Ma Milziade voleva governare quelle genti non greche stringendo legami più saldi. Così ripudiò la figlia di Ippia e sposò una principessa tracia, figlia del re Oloro, di nome Egesipile, nel 515 a.C. Per  venti anni esatti Milziade era rimasto nel Chersoneso tracico, tiranno felice e potente. Aveva aiutato Istièo a conquistare alcuni possedimenti nell’alto Egeo, aveva avuto rapporti di alleanza anche con Dario I di Persia. 

Quando Aristagora gli aveva chiesto aiuto per la rivolta della Ionia, gli aveva inviato alcuni rinforzi. Per tale motivo era entrato anche lui nella ‘lista nera’ di Dario e di Artaferne: sconfitti i rivoltosi, nel 498 a.C., si stava preparando anche per lui la ritorsione dei Persiani. 

Dopo tre anni di preparazione, piani militari e alleanze strategiche, la spedizione punitiva di Dario era infatti pronta. Il re dei re l’affidò ai suoi due più fidi generali: il fratello Artaferne, satrapo di Lidia, e il genero Mardonio. Tra i primi atti vi fu proprio la punizione per chi aveva aiutato i rivoltosi ionici, a cominciare da quella che doveva essere una base strategica per passare, poi, nella Grecia continentale, cioè l’alto Egeo. Il Chersoneso fu attaccato dagli Sciti, alleati di Dario. Milziade fece appena in tempo a imbarcarsi, con la famiglia e con una notevole parte di ricchezze, su cinque triremi, e dirigersi in tutta fretta verso Atene. A metà strada, però, gli piombò contro una flotta fenicia, anch’essa vassalla dei Persiani: Milziade riuscì a mettersi in salvo con quattro navi, ma una fu catturata: a bordo vi era il figlio Metioco, che fu fatto prigioniero e fu spedito a Susa da Dario. 

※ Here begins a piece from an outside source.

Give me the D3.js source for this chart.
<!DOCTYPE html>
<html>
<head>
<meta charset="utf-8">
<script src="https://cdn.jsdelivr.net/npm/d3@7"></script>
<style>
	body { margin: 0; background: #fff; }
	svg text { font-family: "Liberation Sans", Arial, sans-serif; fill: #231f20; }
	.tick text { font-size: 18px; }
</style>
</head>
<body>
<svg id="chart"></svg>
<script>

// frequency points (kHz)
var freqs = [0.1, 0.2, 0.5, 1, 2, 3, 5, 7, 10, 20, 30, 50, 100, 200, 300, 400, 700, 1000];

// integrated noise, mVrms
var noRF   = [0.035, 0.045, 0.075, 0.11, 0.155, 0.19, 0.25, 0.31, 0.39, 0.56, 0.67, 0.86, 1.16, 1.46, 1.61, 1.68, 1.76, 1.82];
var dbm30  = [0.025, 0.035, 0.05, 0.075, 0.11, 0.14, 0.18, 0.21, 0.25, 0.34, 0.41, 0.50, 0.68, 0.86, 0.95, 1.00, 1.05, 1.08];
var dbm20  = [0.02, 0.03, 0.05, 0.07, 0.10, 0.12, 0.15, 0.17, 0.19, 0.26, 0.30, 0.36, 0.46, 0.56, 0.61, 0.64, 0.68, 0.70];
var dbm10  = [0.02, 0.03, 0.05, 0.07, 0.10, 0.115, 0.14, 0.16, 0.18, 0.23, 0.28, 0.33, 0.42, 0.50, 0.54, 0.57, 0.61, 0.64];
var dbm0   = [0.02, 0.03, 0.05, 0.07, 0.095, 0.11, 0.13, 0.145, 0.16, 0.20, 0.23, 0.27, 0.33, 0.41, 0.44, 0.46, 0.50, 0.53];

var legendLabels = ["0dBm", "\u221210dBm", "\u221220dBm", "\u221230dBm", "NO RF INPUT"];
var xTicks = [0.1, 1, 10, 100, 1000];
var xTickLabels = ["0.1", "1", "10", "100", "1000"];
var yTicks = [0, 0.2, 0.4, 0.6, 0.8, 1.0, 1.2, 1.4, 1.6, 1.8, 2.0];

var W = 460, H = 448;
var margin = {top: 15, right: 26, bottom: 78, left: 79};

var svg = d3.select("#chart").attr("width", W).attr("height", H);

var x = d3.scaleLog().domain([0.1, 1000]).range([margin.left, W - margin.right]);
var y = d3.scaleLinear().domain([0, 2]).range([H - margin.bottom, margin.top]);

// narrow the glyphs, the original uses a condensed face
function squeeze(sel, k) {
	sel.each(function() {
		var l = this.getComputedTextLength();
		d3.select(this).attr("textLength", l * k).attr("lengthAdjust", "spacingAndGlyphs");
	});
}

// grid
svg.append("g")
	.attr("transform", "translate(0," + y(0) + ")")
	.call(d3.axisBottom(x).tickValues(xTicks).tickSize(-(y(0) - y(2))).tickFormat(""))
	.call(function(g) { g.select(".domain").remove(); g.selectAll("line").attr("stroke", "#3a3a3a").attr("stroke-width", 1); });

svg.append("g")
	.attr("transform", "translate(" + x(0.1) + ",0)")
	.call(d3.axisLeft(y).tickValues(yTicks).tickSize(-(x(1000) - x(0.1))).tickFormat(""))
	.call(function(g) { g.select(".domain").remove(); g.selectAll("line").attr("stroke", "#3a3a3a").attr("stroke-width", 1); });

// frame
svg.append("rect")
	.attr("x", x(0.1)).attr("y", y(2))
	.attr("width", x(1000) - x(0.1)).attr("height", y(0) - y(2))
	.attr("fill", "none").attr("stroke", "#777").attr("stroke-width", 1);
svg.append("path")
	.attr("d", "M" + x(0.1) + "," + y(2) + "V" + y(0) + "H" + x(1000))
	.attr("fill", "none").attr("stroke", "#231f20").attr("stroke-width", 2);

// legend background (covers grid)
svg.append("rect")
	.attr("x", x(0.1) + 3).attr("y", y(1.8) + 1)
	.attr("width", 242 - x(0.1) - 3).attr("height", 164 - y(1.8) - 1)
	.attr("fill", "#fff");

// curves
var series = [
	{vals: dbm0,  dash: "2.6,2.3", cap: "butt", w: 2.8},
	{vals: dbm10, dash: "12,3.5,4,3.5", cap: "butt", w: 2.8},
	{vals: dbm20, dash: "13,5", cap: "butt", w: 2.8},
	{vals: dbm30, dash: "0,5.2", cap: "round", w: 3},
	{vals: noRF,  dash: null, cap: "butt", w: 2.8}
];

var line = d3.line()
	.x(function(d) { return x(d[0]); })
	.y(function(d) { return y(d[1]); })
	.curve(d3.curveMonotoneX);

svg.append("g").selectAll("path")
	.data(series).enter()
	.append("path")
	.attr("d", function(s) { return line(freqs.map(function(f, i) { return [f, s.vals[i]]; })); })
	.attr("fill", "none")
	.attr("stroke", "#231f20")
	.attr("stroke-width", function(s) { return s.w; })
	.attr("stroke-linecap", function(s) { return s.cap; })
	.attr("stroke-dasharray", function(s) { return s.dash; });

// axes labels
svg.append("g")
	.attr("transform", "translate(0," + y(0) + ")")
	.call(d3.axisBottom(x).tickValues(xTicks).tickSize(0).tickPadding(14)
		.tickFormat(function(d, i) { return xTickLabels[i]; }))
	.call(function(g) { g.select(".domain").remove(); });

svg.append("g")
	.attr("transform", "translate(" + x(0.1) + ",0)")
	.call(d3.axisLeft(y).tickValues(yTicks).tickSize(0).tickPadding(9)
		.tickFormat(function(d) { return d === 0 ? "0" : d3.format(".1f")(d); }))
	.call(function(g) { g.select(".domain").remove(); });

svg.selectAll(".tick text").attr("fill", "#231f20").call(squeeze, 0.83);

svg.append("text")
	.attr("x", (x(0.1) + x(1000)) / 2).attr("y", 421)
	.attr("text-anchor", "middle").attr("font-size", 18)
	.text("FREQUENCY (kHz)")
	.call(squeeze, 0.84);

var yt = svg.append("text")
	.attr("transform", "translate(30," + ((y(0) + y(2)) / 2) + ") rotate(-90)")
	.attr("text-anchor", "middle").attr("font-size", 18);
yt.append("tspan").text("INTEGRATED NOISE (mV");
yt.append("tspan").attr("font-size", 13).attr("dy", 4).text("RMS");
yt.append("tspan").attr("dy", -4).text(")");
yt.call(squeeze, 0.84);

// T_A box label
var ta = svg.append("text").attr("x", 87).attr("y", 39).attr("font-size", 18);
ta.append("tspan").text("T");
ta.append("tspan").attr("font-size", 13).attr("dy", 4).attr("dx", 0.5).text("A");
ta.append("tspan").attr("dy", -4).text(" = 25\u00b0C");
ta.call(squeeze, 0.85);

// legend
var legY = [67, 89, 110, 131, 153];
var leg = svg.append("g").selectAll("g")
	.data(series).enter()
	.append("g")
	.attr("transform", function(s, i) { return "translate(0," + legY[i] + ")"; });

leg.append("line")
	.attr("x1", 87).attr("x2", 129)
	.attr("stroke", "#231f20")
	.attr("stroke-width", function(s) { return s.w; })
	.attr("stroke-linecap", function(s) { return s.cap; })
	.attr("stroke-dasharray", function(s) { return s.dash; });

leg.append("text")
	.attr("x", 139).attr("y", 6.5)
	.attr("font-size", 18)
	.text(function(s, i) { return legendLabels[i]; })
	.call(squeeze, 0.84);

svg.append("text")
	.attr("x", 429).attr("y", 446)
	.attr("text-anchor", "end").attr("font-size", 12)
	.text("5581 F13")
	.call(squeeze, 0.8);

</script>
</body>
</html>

All’inizio del 494 a.C., l’ira di Dario e Artaferne colpì Mileto: la città fu saccheggiata, incendiata e rasa al suolo, gli uomini in gran parte uccisi, le donne e i bambini venduti come schiavi. Doveva essere una punizione esemplare, e così fu. La distruzione di Mileto ebbe vastissima eco in tutta la Grecia, in particolare ad Atene, che si aspettava, di lì a poco, una spedizione anche contro di lei. Uno dei primi tragediografi di cui abbiamo notizia, Frínico, fece rappresentare un dramma intitolato La presa di Mileto, ove metteva in scena la sofferenza dei milesii e la cupa preoccupazione per il futuro di Atene.

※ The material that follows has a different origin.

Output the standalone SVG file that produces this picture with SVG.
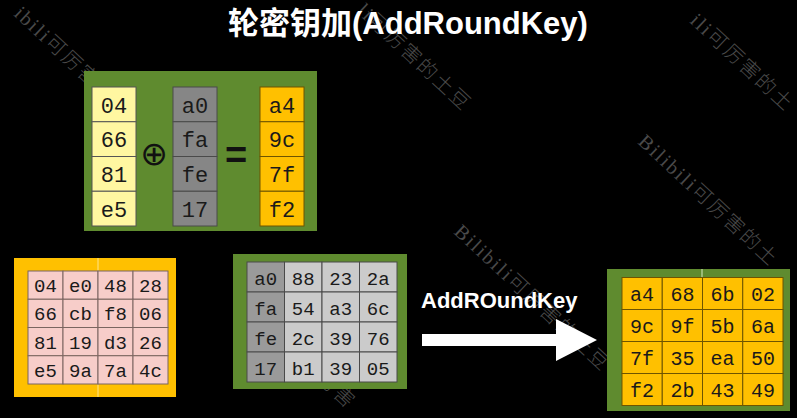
<svg xmlns="http://www.w3.org/2000/svg" width="797" height="418" viewBox="0 0 797 418">
<style>
.wm{font-family:"Liberation Serif","Noto Sans CJK SC",serif;font-size:20px;letter-spacing:2px;fill:#4a4a4a;font-weight:300}
.title{font-family:"Liberation Sans","Noto Sans CJK SC",sans-serif;font-weight:bold;font-size:31px;fill:#fff}
.lbl{font-family:"Liberation Sans",Arial,sans-serif;font-weight:bold;font-size:22px;fill:#fff}
.m22{font-family:"Liberation Mono","Courier New",monospace;font-size:22px;fill:#1a1a1a;text-anchor:middle}
.m19{font-family:"Liberation Mono","Courier New",monospace;font-size:19px;fill:#1a1a1a;text-anchor:middle}
.m20{font-family:"Liberation Mono","Courier New",monospace;font-size:20px;fill:#1a1a1a;text-anchor:middle}
.green{fill:#5f8b2f}
.y{fill:#fff7a1;stroke:#555;stroke-width:1}
.g{fill:#868686;stroke:#4a4a4a;stroke-width:1}
.o{fill:#ffc000;stroke:#6e5400;stroke-width:1}
.p{fill:#f7cdc9;stroke:#7a6560;stroke-width:1}
.dg{fill:#9a9a9a;stroke:#4a4a4a;stroke-width:1}
.lg{fill:#cbcbcb;stroke:#4a4a4a;stroke-width:1}
</style>
<rect width="797" height="418" fill="#000"/>

<g id="watermarks">
<text class="wm" transform="translate(13,15) rotate(43)">ibili可厉害</text>
<text class="wm" transform="translate(356,12) rotate(43)">li可厉害的土豆</text>
<text class="wm" transform="translate(689,22) rotate(43)">ili可厉害的土</text>
<text class="wm" transform="translate(637,143) rotate(43)">Bilibili可厉害的土</text>
<text class="wm" transform="translate(453,233) rotate(43)">Bilibili可厉害的土豆</text>
<text class="wm" transform="translate(316,380) rotate(43)">厉害</text>
</g>

<g id="title"><text class="title" x="228" y="34">轮密钥加(AddRoundKey)</text></g>

<g id="xor-panel">
<rect class="green" x="84" y="71" width="233" height="160"/>
<g id="state-col">
<rect class="y" x="92" y="87" width="44" height="34.75"/>
<rect class="y" x="92" y="121.75" width="44" height="34.75"/>
<rect class="y" x="92" y="156.5" width="44" height="34.75"/>
<rect class="y" x="92" y="191.25" width="44" height="34.75"/>
<text class="m22" x="114" y="112.7">04</text>
<text class="m22" x="114" y="147.4">66</text>
<text class="m22" x="114" y="182.2">81</text>
<text class="m22" x="114" y="216.9">e5</text>
</g>
<text x="154" y="165" text-anchor="middle" font-family="DejaVu Sans,sans-serif" font-size="33" fill="#111">⊕</text>
<g id="key-col">
<rect class="g" x="173" y="87" width="44" height="34.75"/>
<rect class="g" x="173" y="121.75" width="44" height="34.75"/>
<rect class="g" x="173" y="156.5" width="44" height="34.75"/>
<rect class="g" x="173" y="191.25" width="44" height="34.75"/>
<text class="m22" x="195" y="112.7">a0</text>
<text class="m22" x="195" y="147.4">fa</text>
<text class="m22" x="195" y="182.2">fe</text>
<text class="m22" x="195" y="216.9">17</text>
</g>
<text x="236" y="168" text-anchor="middle" font-family="Liberation Sans,sans-serif" font-weight="bold" font-size="38" fill="#111">=</text>
<g id="result-col">
<rect class="o" x="260" y="87" width="44" height="34.75"/>
<rect class="o" x="260" y="121.75" width="44" height="34.75"/>
<rect class="o" x="260" y="156.5" width="44" height="34.75"/>
<rect class="o" x="260" y="191.25" width="44" height="34.75"/>
<text class="m22" x="282" y="112.7">a4</text>
<text class="m22" x="282" y="147.4">9c</text>
<text class="m22" x="282" y="182.2">7f</text>
<text class="m22" x="282" y="216.9">f2</text>
</g>
</g>

<g id="state-matrix">
<rect x="14" y="258" width="162" height="139" fill="#ffc000"/>
<line x1="98" y1="258" x2="98" y2="397" stroke="#ffe48a" stroke-width="1"/>
<g>
<rect class="p" x="28" y="271" width="35" height="28.25"/><rect class="p" x="63" y="271" width="35" height="28.25"/><rect class="p" x="98" y="271" width="35" height="28.25"/><rect class="p" x="133" y="271" width="35" height="28.25"/>
<rect class="p" x="28" y="299.25" width="35" height="28.25"/><rect class="p" x="63" y="299.25" width="35" height="28.25"/><rect class="p" x="98" y="299.25" width="35" height="28.25"/><rect class="p" x="133" y="299.25" width="35" height="28.25"/>
<rect class="p" x="28" y="327.5" width="35" height="28.25"/><rect class="p" x="63" y="327.5" width="35" height="28.25"/><rect class="p" x="98" y="327.5" width="35" height="28.25"/><rect class="p" x="133" y="327.5" width="35" height="28.25"/>
<rect class="p" x="28" y="355.75" width="35" height="28.25"/><rect class="p" x="63" y="355.75" width="35" height="28.25"/><rect class="p" x="98" y="355.75" width="35" height="28.25"/><rect class="p" x="133" y="355.75" width="35" height="28.25"/>
</g>
<g>
<text class="m19" x="45.5" y="292">04</text><text class="m19" x="80.5" y="292">e0</text><text class="m19" x="115.5" y="292">48</text><text class="m19" x="150.5" y="292">28</text>
<text class="m19" x="45.5" y="320.3">66</text><text class="m19" x="80.5" y="320.3">cb</text><text class="m19" x="115.5" y="320.3">f8</text><text class="m19" x="150.5" y="320.3">06</text>
<text class="m19" x="45.5" y="348.5">81</text><text class="m19" x="80.5" y="348.5">19</text><text class="m19" x="115.5" y="348.5">d3</text><text class="m19" x="150.5" y="348.5">26</text>
<text class="m19" x="45.5" y="376.8">e5</text><text class="m19" x="80.5" y="376.8">9a</text><text class="m19" x="115.5" y="376.8">7a</text><text class="m19" x="150.5" y="376.8">4c</text>
</g>
</g>

<g id="round-key-matrix">
<rect class="green" x="233" y="254" width="174" height="135"/>
<g>
<rect class="dg" x="247" y="262" width="37.5" height="30"/><rect class="lg" x="284.5" y="262" width="37.5" height="30"/><rect class="lg" x="322" y="262" width="37.5" height="30"/><rect class="lg" x="359.5" y="262" width="37.5" height="30"/>
<rect class="dg" x="247" y="292" width="37.5" height="30"/><rect class="lg" x="284.5" y="292" width="37.5" height="30"/><rect class="lg" x="322" y="292" width="37.5" height="30"/><rect class="lg" x="359.5" y="292" width="37.5" height="30"/>
<rect class="dg" x="247" y="322" width="37.5" height="30"/><rect class="lg" x="284.5" y="322" width="37.5" height="30"/><rect class="lg" x="322" y="322" width="37.5" height="30"/><rect class="lg" x="359.5" y="322" width="37.5" height="30"/>
<rect class="dg" x="247" y="352" width="37.5" height="30"/><rect class="lg" x="284.5" y="352" width="37.5" height="30"/><rect class="lg" x="322" y="352" width="37.5" height="30"/><rect class="lg" x="359.5" y="352" width="37.5" height="30"/>
</g>
<g>
<text class="m19" x="265.75" y="285">a0</text><text class="m19" x="303.25" y="285">88</text><text class="m19" x="340.75" y="285">23</text><text class="m19" x="378.25" y="285">2a</text>
<text class="m19" x="265.75" y="315">fa</text><text class="m19" x="303.25" y="315">54</text><text class="m19" x="340.75" y="315">a3</text><text class="m19" x="378.25" y="315">6c</text>
<text class="m19" x="265.75" y="345">fe</text><text class="m19" x="303.25" y="345">2c</text><text class="m19" x="340.75" y="345">39</text><text class="m19" x="378.25" y="345">76</text>
<text class="m19" x="265.75" y="375">17</text><text class="m19" x="303.25" y="375">b1</text><text class="m19" x="340.75" y="375">39</text><text class="m19" x="378.25" y="375">05</text>
</g>
</g>

<g id="connectors">
<polygon points="422,334 556,334 556,319 597,340 556,361 556,346 422,346" fill="#fff"/>
<text class="lbl" x="421" y="308">AddROundKey</text>
</g>

<g id="result-matrix">
<rect class="green" x="607" y="269" width="183" height="142"/>
<line x1="702" y1="269" x2="702" y2="278" stroke="#d8e8c0" stroke-width="1"/>
<g>
<rect class="o" x="622" y="277.5" width="40.25" height="32"/><rect class="o" x="662.25" y="277.5" width="40.25" height="32"/><rect class="o" x="702.5" y="277.5" width="40.25" height="32"/><rect class="o" x="742.75" y="277.5" width="40.25" height="32"/>
<rect class="o" x="622" y="309.5" width="40.25" height="32"/><rect class="o" x="662.25" y="309.5" width="40.25" height="32"/><rect class="o" x="702.5" y="309.5" width="40.25" height="32"/><rect class="o" x="742.75" y="309.5" width="40.25" height="32"/>
<rect class="o" x="622" y="341.5" width="40.25" height="32"/><rect class="o" x="662.25" y="341.5" width="40.25" height="32"/><rect class="o" x="702.5" y="341.5" width="40.25" height="32"/><rect class="o" x="742.75" y="341.5" width="40.25" height="32"/>
<rect class="o" x="622" y="373.5" width="40.25" height="32"/><rect class="o" x="662.25" y="373.5" width="40.25" height="32"/><rect class="o" x="702.5" y="373.5" width="40.25" height="32"/><rect class="o" x="742.75" y="373.5" width="40.25" height="32"/>
</g>
<g>
<text class="m20" x="642.1" y="301">a4</text><text class="m20" x="682.4" y="301">68</text><text class="m20" x="722.6" y="301">6b</text><text class="m20" x="762.9" y="301">02</text>
<text class="m20" x="642.1" y="333">9c</text><text class="m20" x="682.4" y="333">9f</text><text class="m20" x="722.6" y="333">5b</text><text class="m20" x="762.9" y="333">6a</text>
<text class="m20" x="642.1" y="365">7f</text><text class="m20" x="682.4" y="365">35</text><text class="m20" x="722.6" y="365">ea</text><text class="m20" x="762.9" y="365">50</text>
<text class="m20" x="642.1" y="397">f2</text><text class="m20" x="682.4" y="397">2b</text><text class="m20" x="722.6" y="397">43</text><text class="m20" x="762.9" y="397">49</text>
</g>
</g>
</svg>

L’anno successivo arrivò il momento della spedizione persiana verso la Grecia continentale. Mardonio aveva allestito una flotta imponente: 300 navi e 20000 uomini. Partiti da Efeso, costeggiarono tutta l’Anatolia, le isole dell’alto Egeo, ma arrivati all’altezza del monte Athos, la punta più preminente della penisola Calcidica, furono investiti da un insolito e rovinoso nubifragio. Perse la metà delle navi, Mardonio fece ritorno alla base: la Grecia per il momento era salva. Nelle raffigurazioni della ceramica attica di quel tempo troviamo il vento Borea, vittorioso, che sconfigge i Persiani.

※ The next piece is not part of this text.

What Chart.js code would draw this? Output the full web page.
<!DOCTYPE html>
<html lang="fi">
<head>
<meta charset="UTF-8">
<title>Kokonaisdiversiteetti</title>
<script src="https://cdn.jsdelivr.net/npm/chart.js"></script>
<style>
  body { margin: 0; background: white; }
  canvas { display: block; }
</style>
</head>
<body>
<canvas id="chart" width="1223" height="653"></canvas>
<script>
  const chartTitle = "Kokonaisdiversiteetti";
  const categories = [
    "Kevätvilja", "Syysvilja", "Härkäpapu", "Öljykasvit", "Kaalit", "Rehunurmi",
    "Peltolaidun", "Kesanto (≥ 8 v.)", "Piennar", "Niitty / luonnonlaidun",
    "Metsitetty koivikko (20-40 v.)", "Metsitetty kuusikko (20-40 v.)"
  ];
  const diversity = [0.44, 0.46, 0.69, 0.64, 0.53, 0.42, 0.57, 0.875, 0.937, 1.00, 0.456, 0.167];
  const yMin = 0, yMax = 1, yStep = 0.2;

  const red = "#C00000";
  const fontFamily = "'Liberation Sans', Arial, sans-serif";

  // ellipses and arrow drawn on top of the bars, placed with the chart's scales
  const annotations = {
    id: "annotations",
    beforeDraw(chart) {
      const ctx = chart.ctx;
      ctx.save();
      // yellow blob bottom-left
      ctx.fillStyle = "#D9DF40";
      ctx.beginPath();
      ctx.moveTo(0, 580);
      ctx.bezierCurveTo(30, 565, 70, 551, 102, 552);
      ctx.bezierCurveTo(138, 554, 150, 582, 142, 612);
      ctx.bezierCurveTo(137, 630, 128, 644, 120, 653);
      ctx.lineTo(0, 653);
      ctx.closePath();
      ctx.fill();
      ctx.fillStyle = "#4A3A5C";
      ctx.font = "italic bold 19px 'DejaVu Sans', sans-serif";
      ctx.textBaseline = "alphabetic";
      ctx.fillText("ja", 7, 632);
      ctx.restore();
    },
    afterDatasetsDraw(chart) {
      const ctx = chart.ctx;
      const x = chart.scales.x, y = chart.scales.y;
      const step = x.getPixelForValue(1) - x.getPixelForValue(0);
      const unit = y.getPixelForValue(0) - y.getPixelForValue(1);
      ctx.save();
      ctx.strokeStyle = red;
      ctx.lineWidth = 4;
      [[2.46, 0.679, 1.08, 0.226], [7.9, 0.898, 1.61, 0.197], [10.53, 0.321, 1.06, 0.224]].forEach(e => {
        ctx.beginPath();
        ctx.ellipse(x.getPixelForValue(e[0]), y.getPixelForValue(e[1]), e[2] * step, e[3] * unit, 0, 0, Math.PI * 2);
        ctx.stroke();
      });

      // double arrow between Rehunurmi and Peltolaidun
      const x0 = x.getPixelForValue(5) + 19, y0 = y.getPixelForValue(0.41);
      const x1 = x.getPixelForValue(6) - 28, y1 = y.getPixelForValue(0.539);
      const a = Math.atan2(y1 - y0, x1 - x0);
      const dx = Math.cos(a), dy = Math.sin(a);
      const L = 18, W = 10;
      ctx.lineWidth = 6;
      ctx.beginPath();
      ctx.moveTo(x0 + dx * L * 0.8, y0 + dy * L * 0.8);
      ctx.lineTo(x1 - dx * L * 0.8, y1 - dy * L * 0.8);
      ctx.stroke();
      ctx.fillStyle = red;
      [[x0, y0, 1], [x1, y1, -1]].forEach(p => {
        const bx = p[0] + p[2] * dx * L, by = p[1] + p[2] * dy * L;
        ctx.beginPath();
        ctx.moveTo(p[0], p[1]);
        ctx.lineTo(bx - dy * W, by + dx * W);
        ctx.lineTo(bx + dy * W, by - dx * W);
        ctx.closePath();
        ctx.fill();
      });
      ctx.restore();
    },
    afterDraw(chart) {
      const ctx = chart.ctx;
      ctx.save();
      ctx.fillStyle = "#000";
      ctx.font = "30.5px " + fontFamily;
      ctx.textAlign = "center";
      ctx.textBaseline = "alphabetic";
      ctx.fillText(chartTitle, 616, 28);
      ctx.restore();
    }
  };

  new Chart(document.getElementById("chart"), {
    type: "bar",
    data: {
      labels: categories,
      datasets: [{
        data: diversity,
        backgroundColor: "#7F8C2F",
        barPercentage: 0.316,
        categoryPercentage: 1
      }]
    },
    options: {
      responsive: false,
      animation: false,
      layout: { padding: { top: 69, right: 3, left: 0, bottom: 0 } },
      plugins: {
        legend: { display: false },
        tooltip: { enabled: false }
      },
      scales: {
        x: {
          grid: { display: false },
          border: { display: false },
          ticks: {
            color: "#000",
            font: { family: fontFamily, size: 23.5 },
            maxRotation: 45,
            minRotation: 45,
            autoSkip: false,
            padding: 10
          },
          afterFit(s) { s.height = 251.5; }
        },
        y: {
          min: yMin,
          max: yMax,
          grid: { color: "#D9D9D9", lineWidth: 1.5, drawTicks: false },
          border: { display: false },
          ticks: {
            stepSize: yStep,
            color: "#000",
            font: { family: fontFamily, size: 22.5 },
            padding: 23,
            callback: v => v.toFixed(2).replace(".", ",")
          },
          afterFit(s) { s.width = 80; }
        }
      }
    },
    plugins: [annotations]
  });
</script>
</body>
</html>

Mardonio, tuttavia, aveva allestito anche un altro esercito, di terra. Con esso, sempre nel 493 a.C., era giunto attraverso la Tracia alle porte della Grecia, in Macedonia. Qui la dinastia regnante aveva fatto atto di sottomissione, consegnando, come voleva la tradizione, un vaso di terra e uno di acqua agli emissari del gran Re. Anche altre città della Tessaglia e della Grecia del nord fecero lo stesso. Alla fine dell’anno, il potere di Dario era ormai giunto ad un centinaio di chilometri da Atene.

In città, intanto, il ritorno di Milziade, ex tiranno del Chersoneso, aveva scompaginato le due fazioni tradizionalmente avversarie nella politica ateniese, i conservatori e i democratici più radicali. Milziade appariva una figura super partes, godeva di grande prestigio: fu eletto arconte per il 492, e come primo atto guidò Atene alla conquista della piccola isola di Egina, che si era anch’essa sottomessa ai Persiani. La situazione era critica: una base persiana a cinque km di mare da Atene sarebbe stata, infatti, la sicura rovina della città. La guerra fu combattuta aspramente dagli Egineti, ma, dopo sanguinosi scontri, Atene ebbe la meglio.